▸ **Requirement**
Count every line below in which "page" occurs, then give only the count.

▸ **Record list**

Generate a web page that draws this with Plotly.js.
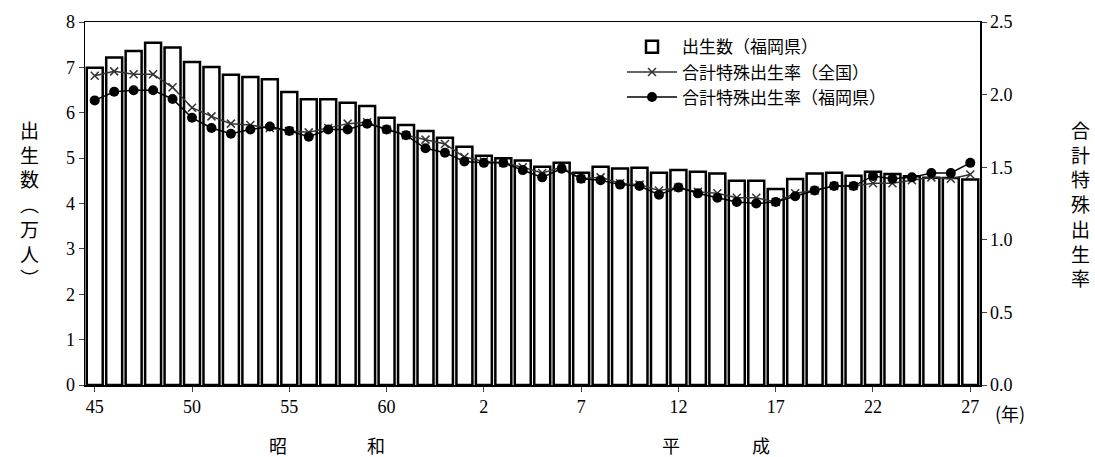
<!DOCTYPE html>
<html><head><meta charset="utf-8">
<script src="https://cdn.plot.ly/plotly-3.0.1.min.js"></script>
<style>body{margin:0;background:#fff}</style>
</head><body><div id="myDiv" style="width:1095px;height:457px"></div>
<script>
const graphDiv = document.getElementById('myDiv')
// 昭和45年(1970) .. 平成27年(2015)
const yearIdx = Array.from({length:46},(_,i)=>i)
const tickPos = [0,5,10,15,20,25,30,35,40,45]
const tickText = ['45','50','55','60','2','7','12','17','22','27']
const births = [6.99,7.22,7.36,7.54,7.44,7.12,7.01,6.84,6.79,6.74,6.46,6.30,6.30,6.22,6.15,5.89,5.73,5.60,5.45,5.25,5.05,5.00,4.95,
  4.81,4.90,4.68,4.81,4.77,4.79,4.68,4.74,4.70,4.66,4.50,4.50,4.32,4.54,4.66,4.68,4.61,4.70,4.65,4.60,4.57,4.56,4.53]
const tfrJapan = [2.13,2.16,2.14,2.14,2.05,1.91,1.85,1.80,1.79,1.77,1.75,1.74,1.77,1.80,1.81,1.76,1.72,1.69,1.66,1.57,1.54,1.53,1.50,
  1.46,1.50,1.42,1.43,1.39,1.38,1.34,1.36,1.33,1.32,1.29,1.29,1.26,1.32,1.34,1.37,1.37,1.39,1.39,1.41,1.43,1.42,1.45]
const tfrFukuoka = [1.96,2.02,2.03,2.03,1.97,1.84,1.77,1.73,1.76,1.78,1.75,1.71,1.76,1.76,1.80,1.76,1.72,1.63,1.60,1.54,1.53,1.53,1.48,
  1.43,1.49,1.42,1.41,1.38,1.37,1.31,1.36,1.32,1.29,1.26,1.25,1.26,1.30,1.34,1.37,1.37,1.44,1.42,1.43,1.46,1.46,1.53]

const jp = '"Noto Sans CJK JP", sans-serif'
const num = '"Liberation Serif", serif'

const bars = {x:yearIdx, y:births, type:'bar', name:'出生数（福岡県）', width:0.82,
  marker:{color:'white', line:{color:'black', width:2.5}}, hoverinfo:'none'}
const national = {x:yearIdx, y:tfrJapan, yaxis:'y2', type:'scatter', mode:'lines+markers', name:'合計特殊出生率（全国）',
  line:{color:'#333', width:1.5}, marker:{symbol:'x-thin', size:8, line:{color:'#333', width:1.5}}, hoverinfo:'none'}
const fukuoka = {x:yearIdx, y:tfrFukuoka, yaxis:'y2', type:'scatter', mode:'lines+markers', name:'合計特殊出生率（福岡県）',
  line:{color:'black', width:1.5}, marker:{symbol:'circle', size:10, color:'black'}, hoverinfo:'none'}

const vert = s => s.split('').join('<br>')
const era = (t, x) => ({text:t, xref:'paper', yref:'paper', x:x, y:-0.165, yanchor:'middle', showarrow:false,
  font:{family:jp, size:18, color:'black'}})
const layout = {
  width:1095, height:457,
  margin:{l:85, r:115, t:22, b:72},
  paper_bgcolor:'white', plot_bgcolor:'white',
  showlegend:true,
  legend:{x:0.6, y:0.98, xanchor:'left', yanchor:'top', bgcolor:'rgba(255,255,255,0)',
    font:{family:jp, size:17, color:'black'}, tracegroupgap:0, itemwidth:50},
  bargap:0.1,
  xaxis:{range:[-0.5,45.5], tickvals:tickPos, ticktext:tickText, ticks:'outside', ticklen:5,
    showline:true, linecolor:'black', linewidth:1.5, mirror:true, showgrid:false, zeroline:false,
    tickfont:{family:num, size:18, color:'black'}},
  yaxis:{range:[0,8], dtick:1, ticks:'outside', ticklen:5, showline:true, linecolor:'black', linewidth:1.5,
    showgrid:false, zeroline:false, tickfont:{family:num, size:18, color:'black'}},
  yaxis2:{range:[0,2.5], dtick:0.5, tickformat:'.1f', overlaying:'y', side:'right', ticks:'outside', ticklen:5,
    showline:true, linecolor:'black', linewidth:1.5, showgrid:false, zeroline:false,
    tickfont:{family:num, size:18, color:'black'}},
  annotations:[
    {text:vert('出生数︵万人︶'), xref:'paper', yref:'paper', x:-0.075, y:0.5, showarrow:false, font:{family:jp, size:19, color:'black'}},
    {text:vert('合計特殊出生率'), xref:'paper', yref:'paper', x:1.125, y:0.5, showarrow:false, font:{family:jp, size:19, color:'black'}},
    {text:'(年)', xref:'paper', yref:'paper', x:1.015, y:-0.035, xanchor:'left', yanchor:'top', showarrow:false, font:{family:jp, size:18, color:'black'}},
    era('昭', 0.203), era('和', 0.313), era('平', 0.655), era('成', 0.768)
  ]
}
Plotly.newPlot(graphDiv, [bars, national, fukuoka], layout, {displayModeBar:false, staticPlot:true})
</script></body></html>
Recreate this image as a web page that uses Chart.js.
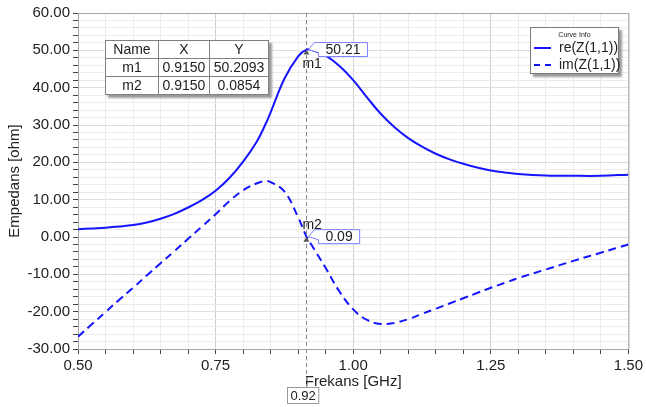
<!DOCTYPE html>
<html>
<head>
<meta charset="utf-8">
<script src="https://cdn.jsdelivr.net/npm/chart.js@4/dist/chart.umd.min.js"></script>
<style>
  body { margin: 0; background: #fff; font-family: "Liberation Sans", Arial, sans-serif; }
  #wrap { position: relative; width: 646px; height: 407px; }
  #markers { position: absolute; left: 105px; top: 40px; border-collapse: collapse; background: #fff;
    box-shadow: 3px 3px 2px #9a9a9a; font-size: 14px; color: #222; }
  #markers td { border: 1px solid #808080; text-align: center; height: 17px; padding: 0 3px; line-height: 17px; }
  #curve-info { position: absolute; left: 530px; top: 27px; width: 87px; height: 45px; border: 1px solid #7a7a7a;
    background: #fff; box-shadow: 3px 3px 2px #9a9a9a; color: #222; }
  #curve-info .title { font-size: 7px; text-align: center; margin-top: 2px; line-height: 9px; }
  #curve-info .row { position: relative; height: 17px; font-size: 14px; line-height: 17px; padding-left: 28px; }
  #curve-info .sample { position: absolute; left: 3px; top: 8px; width: 17px; height: 0; border-top: 2px solid #1414ff; }
  #curve-info .sample.dash { border-top: 2px dashed #1414ff; }
</style>
</head>
<body>
<div id="wrap">
  <canvas id="chart" width="646" height="407"></canvas>
  <table id="markers"></table>
  <div id="curve-info"></div>
</div>
<script>
// frequency points (GHz) and impedance
const freq = [0.500, 0.525, 0.550, 0.575, 0.600, 0.625, 0.650, 0.675, 0.700, 0.725, 0.750, 0.775, 0.800, 0.825,
  0.840, 0.850, 0.875, 0.900, 0.915, 0.925, 0.950, 0.975, 1.000, 1.025, 1.050, 1.075, 1.100, 1.125, 1.150, 1.175,
  1.200, 1.225, 1.250, 1.275, 1.300, 1.350, 1.400, 1.450, 1.500];
const reZ = [2.1, 2.3, 2.5, 2.8, 3.2, 3.9, 4.9, 6.2, 7.9, 9.9, 12.4, 15.8, 20.2, 25.6,
  30.0, 33.4, 42.4, 48.4, 50.21, 50.1, 48.6, 45.8, 42.0, 37.4, 33.0, 29.4, 26.5, 24.2, 22.3, 20.8,
  19.6, 18.6, 17.8, 17.3, 16.9, 16.5, 16.4, 16.4, 16.7];
const imZ = [-26.7, -23.4, -20.1, -16.8, -13.6, -10.3, -7.0, -3.8, -0.5, 2.8, 6.1, 9.6, 12.5, 14.4,
  15.0, 14.7, 12.2, 5.3, 0.09, -2.3, -8.3, -14.6, -19.4, -22.2, -23.3, -23.0, -22.0, -20.6, -19.2, -17.8,
  -16.4, -15.0, -13.6, -12.3, -11.0, -8.7, -6.4, -4.2, -2.0];

const seriesNames = ["re(Z(1,1))", "im(Z(1,1))"];
const markerNames = ["m1", "m2"];
const markerX = [0.9150, 0.9150];
const markerY = [50.2093, 0.0854];

const blue = "#1414ff";

// marker table + curve info box
const table = document.querySelector("#markers");
table.innerHTML = `<tr><td style="width:46px">Name</td><td style="width:44px">X</td><td style="width:52px">Y</td></tr>` +
  markerNames.map((name, i) =>
    `<tr><td>${name}</td><td>${markerX[i].toFixed(4)}</td><td>${markerY[i].toFixed(4)}</td></tr>`).join("");
document.querySelector("#curve-info").innerHTML = `<div class="title">Curve Info</div>` +
  seriesNames.map((name, i) =>
    `<div class="row"><span class="sample${i ? " dash" : ""}"></span>${name}</div>`).join("");

const isMajorX = (v) => Math.abs(v * 4 - Math.round(v * 4)) < 1e-6;
const isMajorY = (v) => Math.abs(v / 10 - Math.round(v / 10)) < 1e-6;

function drawCallout(ctx, px, py, text) {
  ctx.font = "14px 'Liberation Sans', Arial, sans-serif";
  const w = ctx.measureText(text).width + 14;
  const bx = px + 12, top = py - 7, bottom = py + 7;
  ctx.beginPath();
  ctx.moveTo(bx, top);
  ctx.lineTo(bx + w, top);
  ctx.lineTo(bx + w, bottom);
  ctx.lineTo(bx, bottom);
  ctx.lineTo(bx, py + 3);
  ctx.lineTo(px + 2, py);
  ctx.lineTo(bx - 4, top);
  ctx.closePath();
  ctx.fillStyle = "#fff";
  ctx.fill();
  ctx.strokeStyle = "#7d7dff";
  ctx.lineWidth = 1;
  ctx.stroke();
  ctx.fillStyle = "#222";
  ctx.textAlign = "left";
  ctx.textBaseline = "middle";
  ctx.fillText(text, bx + 7, py + 0.5);
}

const markerPlugin = {
  id: "markers",
  beforeDatasetsDraw(chart) {
    const { ctx, chartArea } = chart;
    ctx.save();
    ctx.strokeStyle = "#a5a5a5";
    ctx.lineWidth = 1;
    ctx.strokeRect(chartArea.left + 0.5, chartArea.top + 0.5, chartArea.right - chartArea.left, chartArea.bottom - chartArea.top);
    const mx = Math.round(chart.scales.x.getPixelForValue(markerX[0])) + 0.5;
    ctx.setLineDash([4, 3]);
    ctx.strokeStyle = "#8a8a8a";
    ctx.beginPath();
    ctx.moveTo(mx, chartArea.top);
    ctx.lineTo(mx, 387);
    ctx.stroke();
    ctx.restore();
  },
  afterDatasetsDraw(chart) {
    const { ctx } = chart;
    const xs = chart.scales.x, ys = chart.scales.y;
    ctx.save();
    markerNames.forEach((name, i) => {
      const px = xs.getPixelForValue(markerX[i]);
      const py = ys.getPixelForValue(markerY[i]);
      ctx.fillStyle = "#555";
      ctx.beginPath();
      ctx.moveTo(px, py);
      ctx.lineTo(px - 3, py + 5);
      ctx.lineTo(px + 3, py + 5);
      ctx.closePath();
      ctx.fill();
      ctx.font = "14px 'Liberation Sans', Arial, sans-serif";
      ctx.fillStyle = "#222";
      ctx.textAlign = "left";
      ctx.textBaseline = "middle";
      ctx.fillText(name, px - 4, i === 0 ? py + 15 : py - 12);
      drawCallout(ctx, px, py, markerY[i].toFixed(2));
    });
    // marker frequency box under the x axis
    const mx = xs.getPixelForValue(markerX[0]);
    const label = markerX[0].toFixed(2);
    ctx.font = "13px 'Liberation Sans', Arial, sans-serif";
    const w = ctx.measureText(label).width + 6;
    const bx = Math.round(mx - 4 - w / 2) + 0.5;
    ctx.fillStyle = "#fff";
    ctx.fillRect(bx, 387.5, w, 16);
    ctx.strokeStyle = "#9a9a9a";
    ctx.lineWidth = 1;
    ctx.strokeRect(bx, 387.5, w, 16);
    ctx.fillStyle = "#222";
    ctx.textAlign = "center";
    ctx.textBaseline = "middle";
    ctx.fillText(label, bx + w / 2, 396);
    ctx.restore();
  },
};

const axisFont = { family: "'Liberation Sans', Arial, sans-serif", size: 15 };

new Chart(document.querySelector("#chart"), {
  type: "scatter",
  data: {
    datasets: [
      {
        label: seriesNames[0],
        data: freq.map((f, i) => ({ x: f, y: reZ[i] })),
        showLine: true,
        borderColor: blue,
        borderWidth: 2,
        pointRadius: 0,
        tension: 0.4,
      },
      {
        label: seriesNames[1],
        data: freq.map((f, i) => ({ x: f, y: imZ[i] })),
        showLine: true,
        borderColor: blue,
        borderWidth: 2,
        borderDash: [8, 5],
        pointRadius: 0,
        tension: 0.4,
      },
    ],
  },
  options: {
    responsive: false,
    animation: false,
    layout: { padding: { left: 0, right: 16, top: 13, bottom: 0 } },
    plugins: { legend: { display: false }, tooltip: { enabled: false } },
    scales: {
      x: {
        type: "linear",
        min: 0.5,
        max: 1.5,
        afterFit: (scale) => { scale.height = 58; },
        ticks: {
          stepSize: 0.05,
          autoSkip: false,
          maxRotation: 0,
          padding: 3,
          color: "#222",
          font: axisFont,
          callback: (v) => (isMajorX(v) ? Number(v).toFixed(2) : ""),
        },
        grid: {
          color: (ctx) => (ctx.tick && isMajorX(ctx.tick.value) ? "#d2d2d2" : "#ececec"),
          tickColor: "#444",
          tickLength: 5,
        },
        border: { display: true, color: "#333", width: 1 },
        title: { display: true, text: "Frekans [GHz]", color: "#222", font: axisFont, padding: { top: 0, bottom: 16 } },
      },
      y: {
        min: -30,
        max: 60,
        afterFit: (scale) => { scale.width = 78; },
        ticks: {
          stepSize: 2,
          autoSkip: false,
          padding: 3,
          color: "#222",
          font: axisFont,
          callback: (v) => (isMajorY(v) ? Number(v).toFixed(2) : ""),
        },
        grid: {
          color: (ctx) => (ctx.tick && isMajorY(ctx.tick.value) ? "#dedede" : "#ececec"),
          tickColor: "#444",
          tickLength: 5,
        },
        border: { display: true, color: "#333", width: 1 },
        title: { display: true, text: "Empedans [ohm]", color: "#222", font: axisFont, padding: { top: 6, bottom: 0 } },
      },
    },
  },
  plugins: [markerPlugin],
});
</script>
</body>
</html>
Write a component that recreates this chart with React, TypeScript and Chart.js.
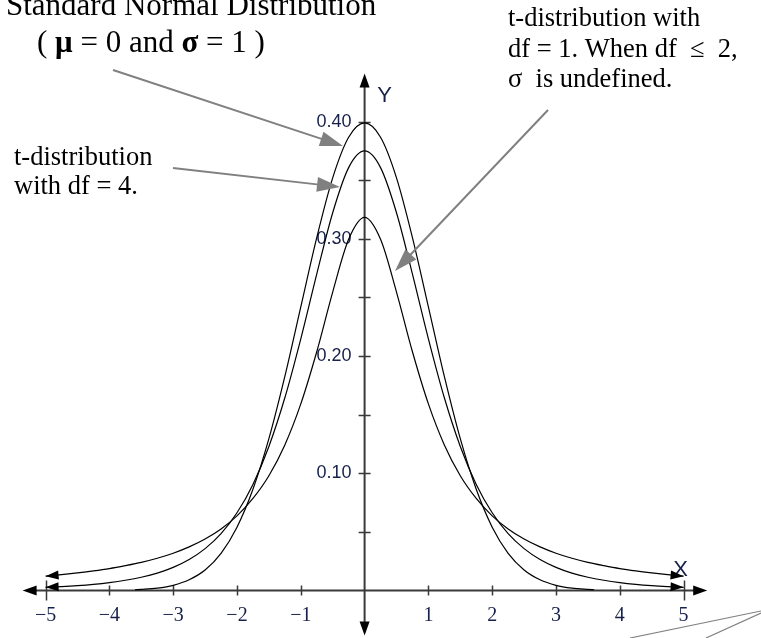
import React, { useEffect, useRef } from "react";
import { Chart, registerables } from "chart.js";

Chart.register(...registerables);

// Sample points (x step 0.25) for the two t-distribution curves
const xGrid = [
  -5, -4.75, -4.5, -4.25, -4, -3.75, -3.5, -3.25, -3, -2.75, -2.5, -2.25, -2, -1.75, -1.5, -1.25, -1,
  -0.75, -0.5, -0.25, 0, 0.25, 0.5, 0.75, 1, 1.25, 1.5, 1.75, 2, 2.25, 2.5, 2.75, 3, 3.25, 3.5, 3.75,
  4, 4.25, 4.5, 4.75, 5,
];

// t-distribution, df = 1
const tDf1 = [
  0.0122, 0.0135, 0.015, 0.0167, 0.0187, 0.0212, 0.024, 0.0275, 0.0318, 0.0372, 0.0439, 0.0525, 0.0637,
  0.0785, 0.0979, 0.1242, 0.1592, 0.2037, 0.2546, 0.2996, 0.3183, 0.2996, 0.2546, 0.2037, 0.1592, 0.1242,
  0.0979, 0.0785, 0.0637, 0.0525, 0.0439, 0.0372, 0.0318, 0.0275, 0.024, 0.0212, 0.0187, 0.0167, 0.015,
  0.0135, 0.0122,
];

// t-distribution, df = 4
const tDf4 = [
  0.0027, 0.0033, 0.0041, 0.0052, 0.0067, 0.0087, 0.0113, 0.0148, 0.0197, 0.0264, 0.0357, 0.0485, 0.0663,
  0.0905, 0.1229, 0.1644, 0.2147, 0.2699, 0.3223, 0.3608, 0.375, 0.3608, 0.3223, 0.2699, 0.2147, 0.1644,
  0.1229, 0.0905, 0.0663, 0.0485, 0.0357, 0.0264, 0.0197, 0.0148, 0.0113, 0.0087, 0.0067, 0.0052, 0.0041,
  0.0033, 0.0027,
];

// Standard normal curve (drawn only where it is above the axis)
const normalX = [
  -3.6, -3.5, -3.25, -3, -2.75, -2.5, -2.25, -2, -1.75, -1.5, -1.25, -1, -0.75, -0.5, -0.25, 0, 0.25, 0.5,
  0.75, 1, 1.25, 1.5, 1.75, 2, 2.25, 2.5, 2.75, 3, 3.25, 3.5, 3.6,
];
const normalY = [
  0.0006, 0.0009, 0.002, 0.0044, 0.0091, 0.0175, 0.0317, 0.054, 0.0863, 0.1295, 0.1826, 0.242, 0.3011,
  0.3521, 0.3867, 0.3989, 0.3867, 0.3521, 0.3011, 0.242, 0.1826, 0.1295, 0.0863, 0.054, 0.0317, 0.0175,
  0.0091, 0.0044, 0.002, 0.0009, 0.0006,
];

const xTicks = [-5, -4, -3, -2, -1, 1, 2, 3, 4, 5];
const xTickLabels = ["−5", "−4", "−3", "−2", "−1", "1", "2", "3", "4", "5"];
const yMinorTicks = [0.05, 0.1, 0.15, 0.2, 0.25, 0.3, 0.35, 0.4];
const yLabelTicks = [0.1, 0.2, 0.3, 0.4];
const yTickLabels = ["0.10", "0.20", "0.30", "0.40"];

const SERIF = "'Liberation Serif', 'Times New Roman', serif";
const SANS = "'Liberation Sans', Arial, sans-serif";
const LABEL_COLOR = "#16204a";
const GRAY = "#808080";

function toPoints(xs: number[], ys: number[]) {
  return xs.map((x, i) => ({ x, y: ys[i] }));
}

function filledArrow(
  ctx: CanvasRenderingContext2D,
  fromX: number,
  fromY: number,
  tipX: number,
  tipY: number,
  len: number,
  half: number,
  color: string
) {
  const ang = Math.atan2(tipY - fromY, tipX - fromX);
  const bx = tipX - len * Math.cos(ang);
  const by = tipY - len * Math.sin(ang);
  const nx = -Math.sin(ang);
  const ny = Math.cos(ang);
  ctx.fillStyle = color;
  ctx.beginPath();
  ctx.moveTo(tipX, tipY);
  ctx.lineTo(bx + nx * half, by + ny * half);
  ctx.lineTo(bx - nx * half, by - ny * half);
  ctx.closePath();
  ctx.fill();
}

function pointerArrow(
  ctx: CanvasRenderingContext2D,
  x1: number,
  y1: number,
  x2: number,
  y2: number
) {
  const ang = Math.atan2(y2 - y1, x2 - x1);
  const len = 23;
  ctx.strokeStyle = GRAY;
  ctx.lineWidth = 2;
  ctx.beginPath();
  ctx.moveTo(x1, y1);
  ctx.lineTo(x2 - (len - 2) * Math.cos(ang), y2 - (len - 2) * Math.sin(ang));
  ctx.stroke();
  filledArrow(ctx, x1, y1, x2, y2, len, 7.5, GRAY);
}

// Axes through the origin, with arrow tips and crossing tick marks
const axesPlugin = {
  id: "originAxes",
  beforeDatasetsDraw(chart: any) {
    const ctx: CanvasRenderingContext2D = chart.ctx;
    const xs = chart.scales.x;
    const ys = chart.scales.y;
    const x0 = xs.getPixelForValue(0);
    const y0 = ys.getPixelForValue(0);
    const left = xs.getPixelForValue(-5.36);
    const right = xs.getPixelForValue(5.37);
    const top = ys.getPixelForValue(0.441);
    const bottom = ys.getPixelForValue(-0.0385);
    ctx.save();
    ctx.strokeStyle = "#3a3a3a";
    ctx.lineWidth = 2;
    ctx.beginPath();
    ctx.moveTo(left + 10, y0);
    ctx.lineTo(right - 10, y0);
    ctx.moveTo(x0, top + 10);
    ctx.lineTo(x0, bottom - 10);
    ctx.stroke();
    filledArrow(ctx, x0, y0, left, y0, 14, 5, "#000");
    filledArrow(ctx, x0, y0, right, y0, 14, 5, "#000");
    filledArrow(ctx, x0, y0, x0, top, 14, 5, "#000");
    filledArrow(ctx, x0, y0, x0, bottom, 14, 5, "#000");

    ctx.lineWidth = 1.5;
    ctx.beginPath();
    xTicks.forEach((v) => {
      const px = Math.round(xs.getPixelForValue(v)) + 0.5;
      const h = Math.abs(v) === 5 ? 10 : 5;
      ctx.moveTo(px, y0 - h);
      ctx.lineTo(px, y0 + h);
    });
    yMinorTicks.forEach((v) => {
      const py = Math.round(ys.getPixelForValue(v)) + 0.5;
      ctx.moveTo(x0 - 6, py);
      ctx.lineTo(x0 + 6, py);
    });
    ctx.stroke();

    ctx.fillStyle = LABEL_COLOR;
    ctx.font = `20px ${SERIF}`;
    ctx.textAlign = "center";
    ctx.textBaseline = "alphabetic";
    xTicks.forEach((v, i) => {
      ctx.fillText(xTickLabels[i], xs.getPixelForValue(v), y0 + 31);
    });
    ctx.font = `18px ${SANS}`;
    ctx.textAlign = "right";
    ctx.textBaseline = "middle";
    yLabelTicks.forEach((v, i) => {
      ctx.fillText(yTickLabels[i], x0 - 13, ys.getPixelForValue(v));
    });
    ctx.font = `22px ${SANS}`;
    ctx.textAlign = "center";
    ctx.fillText("Y", x0 + 20, top + 22);
    ctx.fillText("X", xs.getPixelForValue(5) - 3, y0 - 21);
    ctx.restore();
  },
  afterDatasetsDraw(chart: any) {
    const ctx: CanvasRenderingContext2D = chart.ctx;
    const xs = chart.scales.x;
    const ys = chart.scales.y;
    ctx.save();
    // arrow tips at the ends of the t curves
    [tDf1, tDf4].forEach((vals) => {
      const n = vals.length;
      const lx = xs.getPixelForValue(xGrid[0]);
      const ly = ys.getPixelForValue(vals[0]);
      const lx2 = xs.getPixelForValue(xGrid[1]);
      const ly2 = ys.getPixelForValue(vals[1]);
      filledArrow(ctx, lx2, ly2, lx, ly, 13, 4.5, "#000");
      const rx = xs.getPixelForValue(xGrid[n - 1]);
      const ry = ys.getPixelForValue(vals[n - 1]);
      const rx2 = xs.getPixelForValue(xGrid[n - 2]);
      const ry2 = ys.getPixelForValue(vals[n - 2]);
      filledArrow(ctx, rx2, ry2, rx, ry, 13, 4.5, "#000");
    });

    // annotations
    ctx.fillStyle = "#000";
    ctx.textAlign = "left";
    ctx.textBaseline = "alphabetic";
    ctx.font = `31px ${SERIF}`;
    ctx.fillText("Standard Normal Distribution", 6, 15);
    const parts: [string, boolean][] = [
      ["( ", false],
      ["μ", true],
      [" = 0 and ", false],
      ["σ", true],
      [" = 1 )", false],
    ];
    let cx = 37;
    parts.forEach(([s, bold]) => {
      ctx.font = `${bold ? "bold " : ""}31px ${SERIF}`;
      ctx.fillText(s, cx, 52);
      cx += ctx.measureText(s).width;
    });

    ctx.font = `26.5px ${SERIF}`;
    ctx.fillText("t-distribution", 14, 165);
    ctx.fillText("with df = 4.", 14, 194);

    ctx.fillText("t-distribution with", 508, 26);
    ctx.fillText("df = 1. When df  ≤  2,", 508, 57);
    ctx.fillText("σ  is undefined.", 508, 87);

    pointerArrow(ctx, 113, 70, 343, 146);
    pointerArrow(ctx, 173, 168, 340, 187);
    pointerArrow(ctx, 548, 110, 395, 271);

    ctx.strokeStyle = GRAY;
    ctx.lineWidth = 1.2;
    ctx.beginPath();
    ctx.moveTo(761, 611);
    ctx.lineTo(630, 638);
    ctx.moveTo(761, 613);
    ctx.lineTo(706, 638);
    ctx.stroke();
    ctx.restore();
  },
};

export default function App() {
  const canvasRef = useRef<HTMLCanvasElement | null>(null);

  useEffect(() => {
    const canvas = canvasRef.current;
    if (!canvas) return;
    const lineStyle = {
      borderColor: "#000",
      borderWidth: 1.2,
      pointRadius: 0,
      fill: false,
      cubicInterpolationMode: "monotone" as const,
    };
    const chart = new Chart(canvas, {
      type: "line",
      data: {
        datasets: [
          { label: "Standard normal", data: toPoints(normalX, normalY), ...lineStyle },
          { label: "t, df = 4", data: toPoints(xGrid, tDf4), ...lineStyle },
          { label: "t, df = 1", data: toPoints(xGrid, tDf1), ...lineStyle },
        ],
      },
      options: {
        animation: false,
        responsive: false,
        devicePixelRatio: 1,
        layout: { padding: { left: 7, right: 39, top: 4, bottom: 1 } },
        plugins: { legend: { display: false }, tooltip: { enabled: false } },
        scales: {
          x: { type: "linear", min: -5.605, max: 5.602, display: false },
          y: { type: "linear", min: -0.0397, max: 0.5004, display: false },
        },
      },
      plugins: [axesPlugin],
    });
    return () => chart.destroy();
  }, []);

  return (
    <div style={{ position: "absolute", left: 0, top: 0, width: 761, height: 638, background: "#fff" }}>
      <canvas ref={canvasRef} width={761} height={638} />
    </div>
  );
}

▸ **Expected output**
2